- December 3, 2015
- Posted by: Madrigal Admin
- Category: Word of the Week Blog
I love the British word, knickers, for ladies underpants. It has a gentle naughtiness without being vulgar. In Britain it has surpassed all its rivals: smalls, briefs, panties, bloomers and completely replaced its predecessor, drawers. In Australia we tend to talk about pants or panties (as does the US) although knickers is gaining some ground.
Drawers gets its meaning from being a piece of apparel that was pulled on, i.e. drawn on (not buttoned or fastened). It is quite an antiquated word for underpants and when it is used it implies old-fashionedness.
Marks and Spencers (M&S), the UK retailer, sells 60 million pairs of ladies underwear a year labelled as knickers. Knickers would seem an archetypal English word—we should therefore expect an interesting English story. Although the story is whimsical it comes not form England but from the US.
Washington Irving was a New York born American writer and satirist . His two most famous works are Rip Van Winkle and The Legend of Sleepy Hollow, which were published in 1819-20 and brought him fame in Britain and the United States.
Irving has been the source of several culturally iconic words in the modern world. In 1809 he had authored the satirical History of New York from the Beginning of the World to the End of the Dutch Dynasty under the pen-name Diedrich Knickerbocker. It gave New York its nickname, Gotham (the Gotham City used in the Batman comics was a thin disguise for NY). Irving borrowed Gotham from English folklore. He was comparing the people of NY to the Men of Gotham, a village of fools (although in some stories a village of people pretending to be fools to avoid the king’s tax collectors).
Irving had borrowed the surname Knickerbocker from one of his friends, a Dutch-descended a politician in New York at the time. The History of New York was widely read and knickerbockers was soon being used for the Dutch-descended people of NY.
Knickerbockers also came to be used to describe the knee-length trousers that the Dutch wore (as illustrated in the book) and was picked up both in the US and the UK (and has continued to be used in that way in the US up into the present).
Knee length underpants were also known as knickerbockers.
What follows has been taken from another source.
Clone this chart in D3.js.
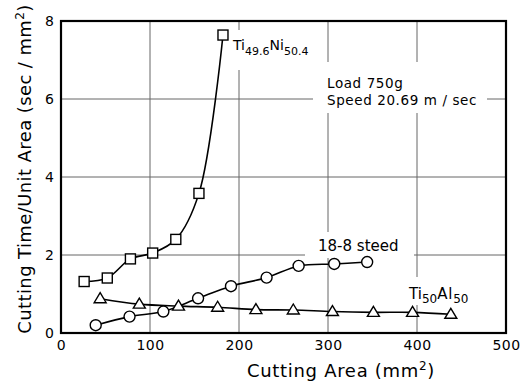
<!DOCTYPE html>
<html>
<head>
<meta charset="utf-8">
<script src="https://cdn.jsdelivr.net/npm/d3@7"></script>
<style>
  body { margin: 0; background: #fff; }
  svg { font-family: 'DejaVu Sans', sans-serif; }
</style>
</head>
<body>
<div id="chart"></div>
<script>
// Ti49.6Ni50.4 (squares)
const tiNiX = [26, 52, 78, 103, 129, 155, 182];
const tiNiY = [1.32, 1.41, 1.9, 2.05, 2.4, 3.58, 7.64];
// 18-8 steed (circles)
const steelX = [39, 77, 115, 154, 191, 231, 267, 307, 344];
const steelY = [0.2, 0.42, 0.55, 0.89, 1.2, 1.42, 1.72, 1.77, 1.82];
// Ti50Al50 (triangles)
const tiAlX = [44, 88, 132, 176, 219, 261, 305, 351, 395, 438];
const tiAlY = [0.88, 0.74, 0.69, 0.66, 0.6, 0.59, 0.55, 0.53, 0.53, 0.48];

const xTicks = [0, 100, 200, 300, 400, 500];
const yTicks = [0, 2, 4, 6, 8];

const width = 529, height = 388;
const margin = { top: 21, right: 23, bottom: 55, left: 61 };

const svg = d3.select('#chart')
  .append('svg')
  .attr('width', width)
  .attr('height', height);

const x = d3.scaleLinear()
  .domain([0, 500])
  .range([margin.left, width - margin.right]);

const y = d3.scaleLinear()
  .domain([0, 8])
  .range([height - margin.bottom, margin.top]);

// grid
svg.append('g')
  .selectAll('line')
  .data(xTicks.slice(1, -1))
  .enter()
  .append('line')
  .attr('x1', d => x(d)).attr('x2', d => x(d))
  .attr('y1', y(8)).attr('y2', y(0))
  .attr('stroke', '#666')
  .attr('stroke-width', 1);

svg.append('g')
  .selectAll('line')
  .data(yTicks.slice(1, -1))
  .enter()
  .append('line')
  .attr('x1', x(0)).attr('x2', x(500))
  .attr('y1', d => y(d)).attr('y2', d => y(d))
  .attr('stroke', '#666')
  .attr('stroke-width', 1);

// white patches behind the labels
function patch(x0, y0, x1, y1) {
  svg.append('rect')
    .attr('x', x0).attr('y', y0)
    .attr('width', x1 - x0).attr('height', y1 - y0)
    .attr('fill', '#fff');
}
patch(229, 30, 318, 70);
patch(313, 62, 487, 113);
patch(305, 232, 414, 258);
patch(403, 277, 475, 305);

// frame
svg.append('rect')
  .attr('x', x(0)).attr('y', y(8))
  .attr('width', x(500) - x(0))
  .attr('height', y(0) - y(8))
  .attr('fill', 'none')
  .attr('stroke', '#000')
  .attr('stroke-width', 2.2);

// axes
const xAxis = svg.append('g')
  .attr('transform', `translate(0,${y(0)})`)
  .call(d3.axisBottom(x).tickValues(xTicks).tickSize(0).tickPadding(7));
xAxis.select('.domain').remove();
xAxis.selectAll('text').style('font-size', '14px').style('font-family', 'DejaVu Sans')
  .style('letter-spacing', '0.5px').attr('fill', '#000');

const yAxis = svg.append('g')
  .attr('transform', `translate(${x(0)},0)`)
  .call(d3.axisLeft(y).tickValues(yTicks).tickSize(0).tickPadding(7));
yAxis.select('.domain').remove();
yAxis.selectAll('text').style('font-size', '14px').style('font-family', 'DejaVu Sans').attr('fill', '#000');

// axis titles
const xt = svg.append('text')
  .attr('x', 341).attr('y', 377)
  .attr('text-anchor', 'middle')
  .style('font-size', '18px')
  .style('letter-spacing', '0.7px');
xt.append('tspan').text('Cutting Area (mm');
xt.append('tspan').attr('dy', -7).style('font-size', '12px').text('2');
xt.append('tspan').attr('dy', 7).text(')');

const yt = svg.append('text')
  .attr('transform', 'translate(31,169) rotate(-90)')
  .attr('text-anchor', 'middle')
  .style('font-size', '18px')
  .style('letter-spacing', '0.4px');
yt.append('tspan').text('Cutting Time/Unit Area (sec / mm');
yt.append('tspan').attr('dy', -7).style('font-size', '12px').text('2');
yt.append('tspan').attr('dy', 7).text(')');

// series lines
const line = d3.line()
  .x(d => x(d[0]))
  .y(d => y(d[1]))
  .curve(d3.curveCatmullRom.alpha(0.5));

const tiNi = tiNiX.map((v, i) => [v, tiNiY[i]]);
const steel = steelX.map((v, i) => [v, steelY[i]]);
const tiAl = tiAlX.map((v, i) => [v, tiAlY[i]]);

[tiNi, steel, tiAl].forEach(s => {
  svg.append('path')
    .attr('d', line(s))
    .attr('fill', 'none')
    .attr('stroke', '#000')
    .attr('stroke-width', 1.6);
});

// markers
svg.selectAll('.sq')
  .data(tiNi)
  .enter()
  .append('rect')
  .attr('x', d => x(d[0]) - 5)
  .attr('y', d => y(d[1]) - 5)
  .attr('width', 10).attr('height', 10)
  .attr('fill', '#fff')
  .attr('stroke', '#000')
  .attr('stroke-width', 1.4);

svg.selectAll('.ci')
  .data(steel)
  .enter()
  .append('circle')
  .attr('cx', d => x(d[0]))
  .attr('cy', d => y(d[1]))
  .attr('r', 5.5)
  .attr('fill', '#fff')
  .attr('stroke', '#000')
  .attr('stroke-width', 1.4);

svg.selectAll('.tr')
  .data(tiAl)
  .enter()
  .append('path')
  .attr('transform', d => `translate(${x(d[0])},${y(d[1])})`)
  .attr('d', 'M0,-6L6,4L-6,4Z')
  .attr('fill', '#fff')
  .attr('stroke', '#000')
  .attr('stroke-width', 1.4);

// labels
const l1 = svg.append('text').attr('x', 233).attr('y', 50).style('font-size', '14px');
l1.append('tspan').text('Ti');
l1.append('tspan').attr('dy', 5).style('font-size', '11px').text('49.6');
l1.append('tspan').attr('dy', -5).text('Ni');
l1.append('tspan').attr('dy', 5).style('font-size', '11px').text('50.4');

svg.append('text').attr('x', 327).attr('y', 88)
  .style('font-size', '13.5px').style('letter-spacing', '0.6px').text('Load 750g');
svg.append('text').attr('x', 327).attr('y', 105)
  .style('font-size', '13.5px').style('letter-spacing', '0.6px').text('Speed 20.69 m / sec');

svg.append('text').attr('x', 318).attr('y', 251).style('font-size', '15px').text('18-8 steed');

const l4 = svg.append('text').attr('x', 409).attr('y', 299).style('font-size', '15px');
l4.append('tspan').text('Ti');
l4.append('tspan').attr('dy', 4).style('font-size', '12px').text('50');
l4.append('tspan').attr('dy', -4).style('letter-spacing', '0.8px').text('Al');
l4.append('tspan').attr('dy', 4).style('font-size', '12px').text('50');
</script>
</body>
</html>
As the fashion for long underpants disappeared in the early 19th century in the US so did the word , knickerbocker to describe them. However, even though the fashion also changed in the UK the word survived, abbreviated to knickers referring to underpants in general.
Interestingly, bloomers, also has a US origin. Bloomers were loose trousers originally based on Turkish pantaloons that were championed by American feminists in the middle 19th century to liberate women from hoop skirts and girdles. Amelia Bloomer was a champion of feminism and published a journal supporting the new fashion, which took her name.
I wonder what the next generation will call ladies underpants when knickers starts to get a bit hackneyed and associated with granny pants.